Idaho Governor Reactivates National Guard to Assist Hospitals Amid COVID-19 Surge

Idaho Governor Reactivates National Guard to Assist Hospitals Amid COVID-19 Surge
Idaho Gov. Brad Little gestures during a press conference at the Statehouse in Boise, Idaho, on Oct. 1, 2020. (Darin Oswald/Idaho Statesman via AP)
Isabel van Brugen
9/1/2021
Updated:
9/1/2021

Idaho Gov. Brad Little has announced that he has reactivated the National Guard and has directed up to 370 additional personnel to support state hospitals amid a surge in COVID-19 cases in the state.

The Republican governor said in an Aug. 31 statement that just four intensive care unit beds out of nearly 400 were available in the entire state, noting that there were more COVID-19 patients in ICU beds in Idaho “than ever before” and that “the vast majority of them are unvaccinated.”

“Where hospitals have converted other spaces to be used as contingency ICU beds, those are filling up too,” Little said.

“We are dangerously close to activating statewide crisis standards of care—a historic step that means Idahoans in need of health care could receive a lesser standard of care or may be turned away altogether. In essence, someone would have to decide who can be treated and who cannot. This affects all of us, not just patients with COVID-19.”

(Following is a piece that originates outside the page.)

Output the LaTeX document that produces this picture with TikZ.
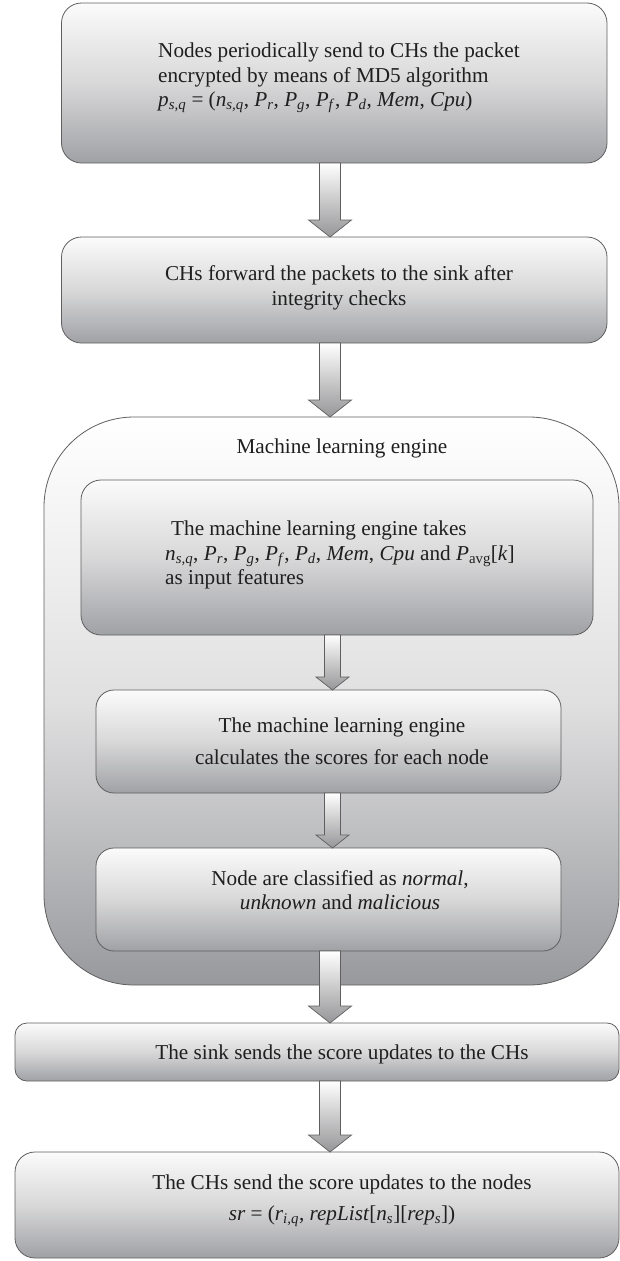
\documentclass[tikz,border=0pt]{standalone}
\usepackage{fontspec}
\setmainfont{Liberation Serif}
\usetikzlibrary{calc}
\definecolor{boxtop}{RGB}{251,251,251}
\definecolor{boxmid}{RGB}{216,216,217}
\definecolor{boxbot}{RGB}{160,161,165}
\definecolor{edgec}{RGB}{95,95,95}
\definecolor{arrbot}{RGB}{150,150,152}
\newcommand{\vv}[2]{\textit{#1}\textsubscript{\textit{#2}}}
\newcommand{\flowarrow}[6]{%
  \path[flowarr] let \p1=(#1.south), \p2=(#2.north) in
  (#3pt-#4pt,\y1) -- (#3pt+#4pt,\y1) -- (#3pt+#4pt,\y2+#6pt) -- (#3pt+#5pt,\y2+#6pt)
  -- (#3pt,\y2) -- (#3pt-#5pt,\y2+#6pt) -- (#3pt-#4pt,\y2+#6pt) -- cycle;}
\begin{document}
\begin{tikzpicture}[x=1pt,y=-1pt,
  box/.style={rectangle, draw=edgec, line width=0.8pt, top color=boxtop, bottom color=boxbot, middle color=boxmid, inner sep=0pt, outer sep=0pt},
  bigbox/.style={rectangle, draw=edgec, line width=0.8pt, top color=white, bottom color=boxbot!95!black, middle color=boxmid!80!white, inner sep=0pt, outer sep=0pt},
  txt/.style={font=\fontsize{21.2}{24.5}\selectfont, inner sep=0pt, text=black!88},
  flowarr/.style={draw=edgec, line width=0.7pt, top color=white, bottom color=arrbot, line join=miter}]
\useasboundingbox (0,0) rectangle (620,1261);

% boxes
\node[box, rounded corners=20pt, minimum width=545.5pt, minimum height=160pt] (b1) at (334.25,83) {};
\node[box, rounded corners=20pt, minimum width=545.5pt, minimum height=106pt] (b2) at (334.25,290) {};
\node[bigbox, rounded corners=90pt, minimum width=575pt, minimum height=568pt] (ml) at (331.5,701) {};
\node[box, rounded corners=20pt, minimum width=512pt, minimum height=155pt] (i1) at (337,557.5) {};
\node[box, rounded corners=18pt, minimum width=465pt, minimum height=103pt] (i2) at (328.5,741.5) {};
\node[box, rounded corners=18pt, minimum width=465pt, minimum height=103pt] (i3) at (328.5,899.5) {};
\node[box, rounded corners=12pt, minimum width=604pt, minimum height=58pt] (sink) at (317,1052) {};
\node[box, rounded corners=20pt, minimum width=604pt, minimum height=106pt] (last) at (317,1205) {};

% texts
\node[txt, anchor=west, align=left] (t1) at (158,78) {Nodes periodically send to CHs the packet\\
encrypted by means of MD5 algorithm\\
\vv{p}{s,q} = (\vv{n}{s,q}, \vv{P}{r}, \vv{P}{g}, \vv{P}{f}, \vv{P}{d}, \textit{Mem}, \textit{Cpu})};
\node[txt, align=center] (t2) at (339,288) {CHs forward the packets to the sink after\\ integrity checks};
\node[txt] (tml) at (342,448) {Machine learning engine};
\node[txt, anchor=west, align=left] (t3) at (165,555) {\hspace*{6pt}The machine learning engine takes\\
\vv{n}{s,q}, \vv{P}{r}, \vv{P}{g}, \vv{P}{f}, \vv{P}{d}, \textit{Mem}, \textit{Cpu} and \textit{P}\textsubscript{avg}[\textit{k}]\\
as input features};
\node[txt, align=center] (t4) at (342,741) {The machine learning engine\\[8pt] calculates the scores for each node};
\node[txt, align=center] (t5) at (340,890) {Node are classified as \textit{normal},\\ \textit{unknown} and \textit{malicious}};
\node[txt] (t6) at (342,1054) {The sink sends the score updates to the CHs};
\node[txt, align=center] (t7) at (342,1201) {The CHs send the score updates to the nodes\\[6pt]
\textit{sr} = (\vv{r}{i,q}, \textit{repList}[\vv{n}{s}][\vv{rep}{s}])};

% arrows
\flowarrow{b1}{b2}{330}{10.5}{21.5}{17}
\flowarrow{b2}{ml}{330}{10.5}{21.5}{17}
\flowarrow{i1}{i2}{332.5}{8}{16.5}{13}
\flowarrow{i2}{i3}{332.5}{8}{16.5}{13}
\flowarrow{i3}{sink}{330}{10.5}{21.5}{17}
\flowarrow{sink}{last}{330}{10.5}{21.5}{17}
\end{tikzpicture}
\end{document}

As part of the Aug. 31 order, 370 personnel will be deployed statewide, including up to 150 guardsmen to “support short-staffed medical facilities.” They'll be tasked with logistical support, such as screenings, lab work, and other duties, the governor said.

Another 200 medical and administrative personnel will be made available to the state through a contract with the General Services Administration, and a 20-person Department of Defense medical response team will be deployed to North Idaho, where vaccination rates are among the lowest in the state.

“Idaho hospitals are beyond constrained. Our health care system is designed to deal with the everyday realities of life. Our health care system is not designed to withstand the prolonged strain caused by an unrestrained global pandemic. It is simply not sustainable,” Little said, urging those who aren’t yet vaccinated against COVID-19 to do so.

Lt. Gov. Janice McGeachin, a Republican who’s running to unseat Little for Idaho’s Republican gubernatorial nomination in 2022, said the governor’s support for vaccinations is “shameful.”

“It was shameful for Brad to suggest today that Idahoans must make a specific medical choice in order to show love for their neighbors,” McGeachin wrote on Twitter. “You can love your neighbor and still make medical decisions that are right for you. I trust you to make your own health choices.”

According to the Centers for Disease Control and Prevention, as of Aug. 31, approximately 44 percent of the state’s total population had received at least one vaccine dose, with 39 percent fully vaccinated against COVID-19, the disease caused by the CCP (Chinese Communist Party) virus.
“Those who have made the personal medical choice not to take this vaccine deserve to have their decisions respected,” McGeachin said, according to the Idaho Statesman.